Looking to the charts from S&P below, we see a steady rise occurring in the SLB market over the past 2.5 years with North America moving from 0% of the global market to 15% so far in 2021. “2021 will be the year of sustainability-linked bonds.” Marilyn Ceci, global head of ESG debt capital markets at JPMorgan, said in a recent Bloomberg article. “It’s going to be the fastest-growing sustainable instrument that we have if we extrapolate what we’ve seen already.”
SLBs remain a nascent asset class, but are rising significantly with 13 launched YTD in 2021. As issuers continue to iterate, SLBs represent a win-win opportunity. The ability to leverage SLB financing not just for environmental and governance initiatives, but for social initiatives is a unique and important way for organizations to quantify and transparently progress upon their commitments to social issues.
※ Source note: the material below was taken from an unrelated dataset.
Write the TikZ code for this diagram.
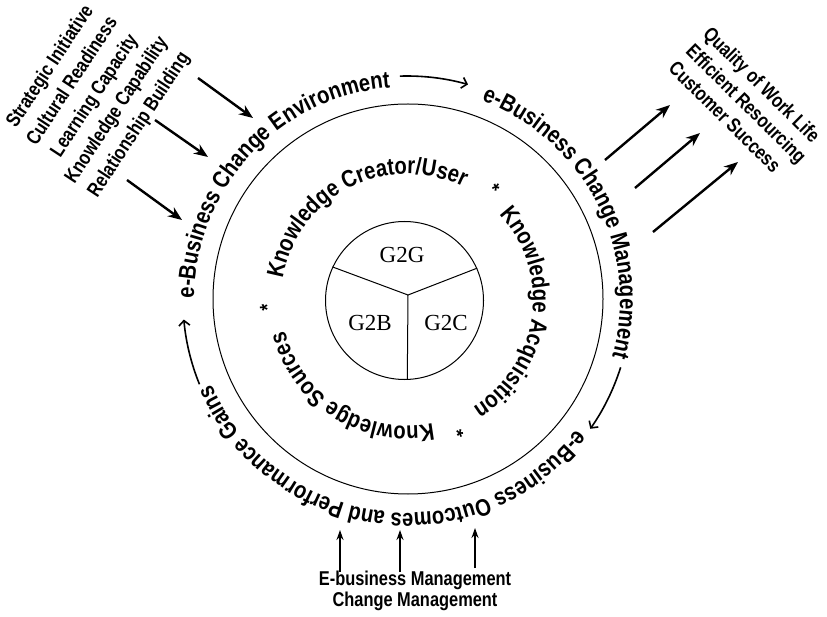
\documentclass[tikz,border=0pt]{standalone}
\usepackage{fontspec}
\setmainfont{Liberation Sans}[FakeStretch=0.82]
\newfontfamily\gfont{Liberation Serif}
\newfontfamily\ringsans{Liberation Sans}[FakeStretch=0.84]
\usetikzlibrary{arrows.meta,decorations.text}

\newcommand\ringfont{\ringsans\bfseries\fontsize{24}{24}\selectfont}

\begin{document}
\begin{tikzpicture}[x=1pt,y=1pt,
  ringtext/.style={decorate,decoration={text along path,text align=center}},
  ringarrow/.style={line width=1.6pt,-{Straight Barb[length=5pt,width=11pt]}},
  bigarrow/.style={line width=2.4pt,-{Stealth[length=14pt,width=11pt]}},
  uparrow/.style={line width=1.6pt,-{Stealth[length=10pt,width=7pt]}},
  listtext/.style={font=\fontsize{20}{26.5}\selectfont\bfseries,inner sep=0pt},
  gtext/.style={font=\fontsize{23}{23}\selectfont\gfont},
  astx/.style={font=\fontsize{21}{21}\selectfont\bfseries,inner sep=0pt}]
  \useasboundingbox (0,0) rectangle (827,-617);
  \coordinate (O) at (407,-300);

  % the two circles and the three sectors
  \node[circle,draw,line width=1pt,minimum size=390pt,inner sep=0pt] (ring) at (408,-299) {};
  \node[circle,draw,line width=1pt,minimum size=158pt,inner sep=0pt] (core) at (404.5,-300.5) {};
  \coordinate (hub) at (408,-295);
  \draw[line width=1pt] (hub) -- (core.155) (hub) -- (core.24) (hub) -- (core.272);
  \node[gtext] (g2g) at (402,-255) {G2G};
  \node[gtext] (g2b) at (370,-323) {G2B};
  \node[gtext] (g2c) at (446,-323) {G2C};

  % inner ring of text (arcs centred on each label)
  \path[ringtext,decoration={text={|\ringfont|Knowledge Creator/User}}]
    ([shift={(186.9:126pt)}]O) arc[start angle=186.9,end angle=46.9,radius=126pt];
  \path[ringtext,decoration={text={|\ringfont|Knowledge Acquisition}}]
    ([shift={(62.25:126pt)}]O) arc[start angle=62.25,end angle=-77.75,radius=126pt];
  \path[ringtext,decoration={text={|\ringfont|Knowledge Sources}}]
    ([shift={(-52:126pt)}]O) arc[start angle=-52,end angle=-192,radius=126pt];
  \node[astx,rotate=-38.4] (ast1) at ([shift={(51.6:140pt)}]O) {*};
  \node[astx,rotate=-158.3] (ast2) at ([shift={(-68.3:140pt)}]O) {*};
  \node[astx,rotate=93.2] (ast3) at ([shift={(183.2:140pt)}]O) {*};

  % outer ring of text
  \path[ringtext,decoration={text={|\ringfont|e-Business Change Environment}}]
    ([shift={(212:213pt)}]O) arc[start angle=212,end angle=62,radius=213pt];
  \path[ringtext,decoration={text={|\ringfont|e-Business Change Management}}]
    ([shift={(102:213pt)}]O) arc[start angle=102,end angle=-48,radius=213pt];
  \path[ringtext,decoration={text={|\ringfont|e-Business Outcomes and Performance Gains}}]
    ([shift={(-7:213pt)}]O) arc[start angle=-7,end angle=-187,radius=213pt];
  \coordinate (t1) at ([shift={(91.8:224pt)}]O);
  \coordinate (t2) at ([shift={(-17.5:224pt)}]O);
  \coordinate (t3) at ([shift={(202.1:224pt)}]O);
  \draw[ringarrow] (t1) arc[start angle=91.8,end angle=74.2,radius=224pt];
  \draw[ringarrow] (t2) arc[start angle=-17.5,end angle=-35.1,radius=224pt];
  \draw[ringarrow] (t3) arc[start angle=202.1,end angle=185,radius=224pt];

  % drivers, results and management
  \node[listtext,align=center,rotate=56.7] (drivers) at (95,-96)
    {Strategic Initiative\\Cultural Readiness\\Learning Capacity\\Knowledge Capability\\Relationship Building};
  \node[listtext,font=\fontsize{20}{24.5}\selectfont\bfseries,align=left,rotate=-44.7] (results) at (746.5,-103.5)
    {Quality of Work Life\\Efficient Resourcing\\Customer Success};
  \node[listtext,font=\fontsize{20}{21}\selectfont\bfseries,align=center] (mgmt) at (415,-591)
    {E-business Management\\Change Management};

  \foreach \i/\s/\e in {1/{198,-78}/{253,-118},2/{155,-120}/{208,-157},3/{127,-180}/{182,-220}} {
    \coordinate (in\i) at (\s);
    \coordinate (to\i) at (\e);
    \draw[bigarrow] (in\i) -- (to\i);
  }
  \foreach \i/\s/\e in {1/{605,-160}/{670,-105},2/{635,-188}/{700,-133},3/{653,-232}/{738,-162}} {
    \coordinate (out\i) at (\s);
    \coordinate (res\i) at (\e);
    \draw[bigarrow] (out\i) -- (res\i);
  }
  \foreach \i/\x/\b/\t in {1/340/-572/-530,2/400/-572/-530,3/475/-568/-528} {
    \coordinate (mb\i) at (\x,\b);
    \coordinate (mt\i) at (\x,\t);
    \draw[uparrow] (mb\i) -- (mt\i);
  }
\end{tikzpicture}
\end{document}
The opportunity to tie goals and KPIs to debt in a meaningful way empowers organizations to follow through on their commitments to diversity, equity, and inclusion (DEI), workforce financial health, and more. As JUST Capital tracks how they’re taking action against DEI commitments in our Corporate Racial Equity Tracker, SLBs present a massive opportunity for companies to tie their targets to debt financing to achieve a lower cost of capital and publicly follow through on their pledges.
Ultimately, with all of the talk of greenwashing and only 29% of the 444 companies in the S&P 500 in 2020 hiring external assurance to verify their CSR reports, SLBs are a differentiated way to prove organizational commitment in a quantifiable way while being incentivized by investors to do so. The social metrics we track – board diversity, workforce demographics, and pay equity among others – are all industry-agnostic metrics upon which all companies can improve, regardless of size. As organizations grapple with their journey toward becoming a truly stakeholder-driven company, being rewarded with cheaper financing for doing so makes following through on these commitments a win-win opportunity they shouldn’t pass up.
1: BloombergNEF defines their sustainable debt universe as “consisting of green bonds, green loans, social bonds, and sustainability bonds that follow the use-of-proceeds requirements set by the International Capital Market Association (ICMA) and Loan Market Association (LMA), as well as all sustainability-linked bonds and loans that follow the guidelines set by the ICMA and the LMA.”